Chemical and physical data
- Formula: C_{11}H_{15}NO_{3}
- Molar mass: 209.245 g·mol^{−1}
- 3D model (JSmol): Interactive image;
- SMILES CC(CC1=C(C=CC2=C1OCO2)OC)N;
- InChI InChI=1S/C11H15NO3/c1-7(12)5-8-9(13-2)3-4-10-11(8)15-6-14-10/h3-4,7H,5-6,12H2,1-2H3; Key:CMLBFORYSUACKE-UHFFFAOYSA-N;

= MMDA-5 =

MMDA-5, also known as 6-methoxy-2,3-methylenedioxyamphetamine or as 6-methoxy-ORTHO-MDA, is a psychoactive drug of the phenethylamine, amphetamine, and MDxx families related to ORTHO-MDA (2,3-MDA). It is the 6-methoxy derivative of ORTHO-MDA and is a positional isomer of MMDA-2 (6-MeO-3,4-MDA) and related compounds like MMDA (5-MeO-3,4-MDA) and MMDA-3a (2-MeO-3,4-MDA).

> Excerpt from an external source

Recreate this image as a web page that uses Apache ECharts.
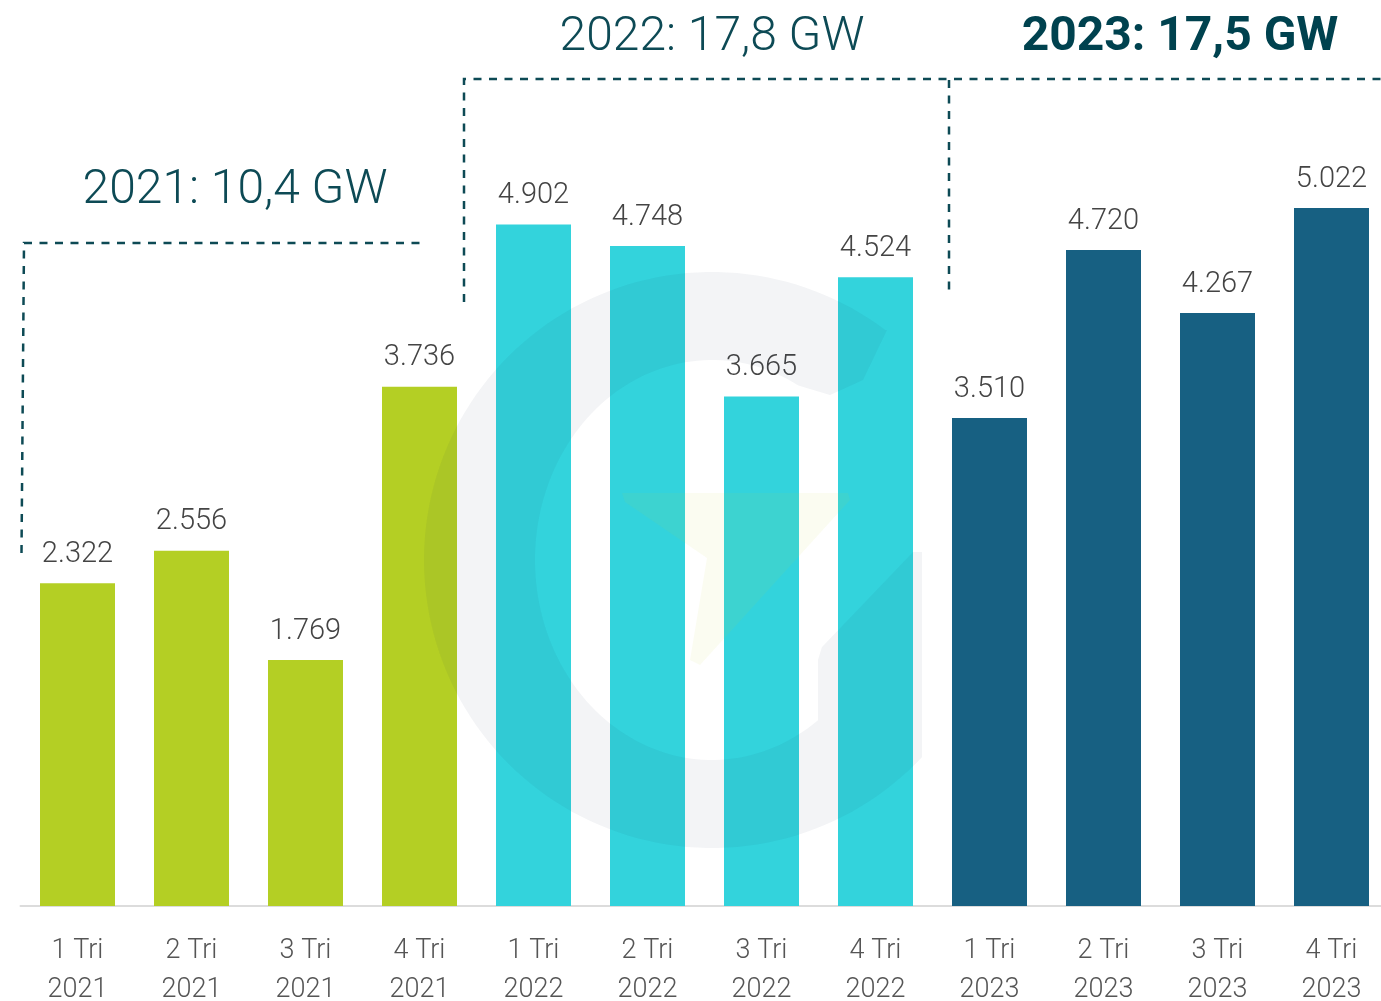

Alexander Shulgin briefly mentions MMDA-5 in his book PiHKAL (Phenethylamines I Have Known and Loved) and other publications. According to Shulgin, MMDA-5 has been very sparsely explored in humans. In any case, he described two experience reports with it that had been communicated to him. The first, at 30 mg orally, was said to be modestly active but not a particularly pleasant experience, whereas the other was at 15 mg orally but whether there were any effects was not mentioned. Shulgin did not test MMDA-5 himself, and the effects of MMDA-5, for instance whether it produces hallucinogenic or stimulant effects, have not otherwise been described. Based on the 30 mg report, Shulgin concluded that MMDA-5 might have approximately 10 or 12 times the potency of mescaline.

The chemical synthesis of MMDA-5 has been described. Other 2,3-MDA positional isomers of MMDA-5 include MMDA-3b and MMDA-4.

MMDA-5 was first described in the scientific literature by Shulgin and colleagues in 1969. Subsequently, it was described in greater detail by Shulgin in PiHKAL in 1991.